Rating:  Summary: Don't Let the Title Fool You Review: Readers might miss this book solely because of its silly title. "Extra Virgin" has really nothing to do with the story except that olive oil is made in the region. And that ridiculous subtitle--"A Young Woman Discovers the Italian Riviera, Where Every Month Is Enchanted"--suggests the kind of soft-centered, caramel-dipped, high-fructose prose found in Harlequin Romances... This is not a gooey romance written by a birdbrain but a consistently engaging tale of a young Brit and her sister who take seasonal work harvesting olives in a little-known peasant village in a lesser-known region of Italy--and end up buying a houdse there. The opening drags a bit. The author struggles with her pose as the bright young thing taking the traditional Brit's view of benighted foreign peasantry. Too pert by half, frankly. But what makes this book work is that the author observes closely, learns, and grows--grows up, too. She began by thinking of her neighbors as jolly but backward folk who just love to feed people--and keep on feeding them.

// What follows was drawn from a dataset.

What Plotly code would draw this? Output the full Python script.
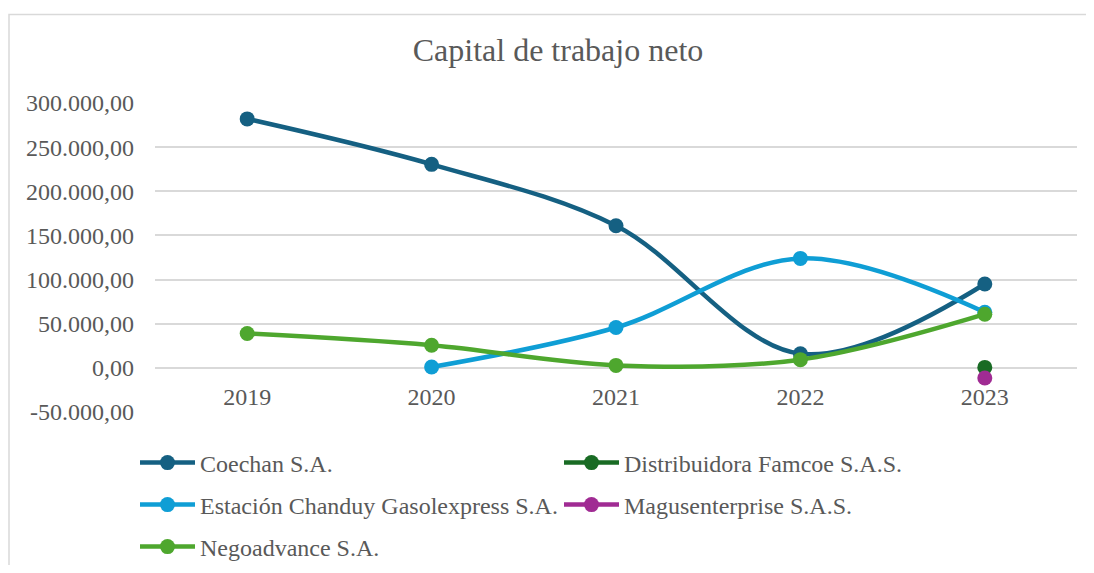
import plotly.graph_objects as go

years = ["2019", "2020", "2021", "2022", "2023"]
coechan = [282000, 230500, 161000, 16000, 95000]
famcoe = [None, None, None, None, 500]
estacion = [None, 900, 45700, 124000, 63000]
magus = [None, None, None, None, -11500]
negoadvance = [38900, 25600, 2800, 9300, 60800]

names = ["Coechan S.A.", "Distribuidora Famcoe S.A.S.", "Estación Chanduy Gasolexpress S.A.",
         "Magusenterprise S.A.S.", "Negoadvance S.A."]
colors = ["#156082", "#196B24", "#0F9ED5", "#A02B93", "#4EA72E"]
series = [coechan, famcoe, estacion, magus, negoadvance]
legend_ids = ["legend", "legend", "legend2", "legend2", "legend3"]

y_tickvals = [-50000, 0, 50000, 100000, 150000, 200000, 250000, 300000]
y_ticktext = ["-50.000,00", "0,00", "50.000,00", "100.000,00", "150.000,00",
              "200.000,00", "250.000,00", "300.000,00"]

FONT = "Liberation Serif, Times New Roman, serif"
TXT = "#595959"
GRID = "#D9D9D9"

fig = go.Figure()
for name, col, vals, lg in zip(names, colors, series, legend_ids):
    fig.add_trace(go.Scatter(
        x=years, y=vals, name=name, mode="lines+markers",
        line=dict(color=col, width=4.5, shape="spline", smoothing=1.0),
        marker=dict(color=col, size=15),
        connectgaps=False, legend=lg,
    ))

OFF = 8  # page body margin (all sides)
W, H = 1094 - 2 * OFF, 573 - 2 * OFF
L, R, T, B = 155 - OFF, 1077 - OFF, 103 - OFF, 412 - OFF
pw, ph = R - L, B - T

def px_to_paper_x(x):
    return (x - OFF - L) / pw

def px_to_paper_y(y):
    return (B - (y - OFF)) / ph

legend_common = dict(
    orientation="h", font=dict(family=FONT, size=24, color=TXT),
    entrywidth=354, entrywidthmode="pixels", itemwidth=55,
    xanchor="left", yanchor="middle", bgcolor="rgba(0,0,0,0)",
)

fig.update_layout(
    width=W, height=H,
    margin=dict(l=L, r=W - R, t=T, b=H - B, pad=0, autoexpand=False),
    paper_bgcolor="white", plot_bgcolor="white",
    separators=",.",
    title=dict(text="Capital de trabajo neto", x=(558 - OFF) / W, xref="container", xanchor="center",
               y=1 - (50 - OFF) / H, yref="container", yanchor="middle",
               font=dict(family=FONT, size=32, color=TXT)),
    font=dict(family=FONT, size=24, color=TXT),
    xaxis=dict(type="category", range=[-0.5, 4.5], showgrid=False, zeroline=False,
               showline=False, ticks="", anchor="free",
               position=(0 - (-50000)) / 350000,
               tickfont=dict(family=FONT, size=24, color=TXT), ticklabelstandoff=12),
    yaxis=dict(range=[-50000, 300000], tickvals=y_tickvals, ticktext=y_ticktext,
               showgrid=True, gridcolor=GRID, gridwidth=1.5, zeroline=True,
               zerolinecolor=GRID, zerolinewidth=1.5, showline=False, ticks="",
               tickfont=dict(family=FONT, size=24, color=TXT), ticklabelstandoff=20),
    legend=dict(x=px_to_paper_x(135), y=px_to_paper_y(463), **legend_common),
    legend2=dict(x=px_to_paper_x(135), y=px_to_paper_y(505), **legend_common),
    legend3=dict(x=px_to_paper_x(135), y=px_to_paper_y(547), **legend_common),
    showlegend=True,
    shapes=[dict(type="rect", xref="paper", yref="paper",
                 x0=px_to_paper_x(9), x1=px_to_paper_x(1200),
                 y0=px_to_paper_y(700), y1=px_to_paper_y(14.5),
                 line=dict(color=GRID, width=1.5), fillcolor="rgba(0,0,0,0)", layer="below")],
)

fig.write_html("out.html")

So typically Italian! Well, she gets over this; she begins to understand that these people actually know a thing or two and even know things she doesn't. As a result her prose calms down and her story moves along pretty briskly. There's humor and passion as she and her neighbors come to terms with each other--and as she increasingly becomes not merely a summer visitor but a person who comes to have some standing as a genuine member of her community. The change occurs gradually through innumerable small steps (steps too small to mean much if taken out of context in a review) and one large event that can't be discussed because it would give away far too much. Look at it this way: We've had the sugary stuff of "Enchanted April" and the cold and cynical exploitation of "A Year in Provence." Annie Hawes's story is different; it might even be what would happen to you or me.
Rating:  Summary: Devastating Review: This book-on-tape was so good until the final chapter, where it became so horrible that I could not even finish it. I can't believe the publisher allowed such a cheap-shot ending. Why would the author finish such a lovely read with a fast tragic ending. A terrible disappointment.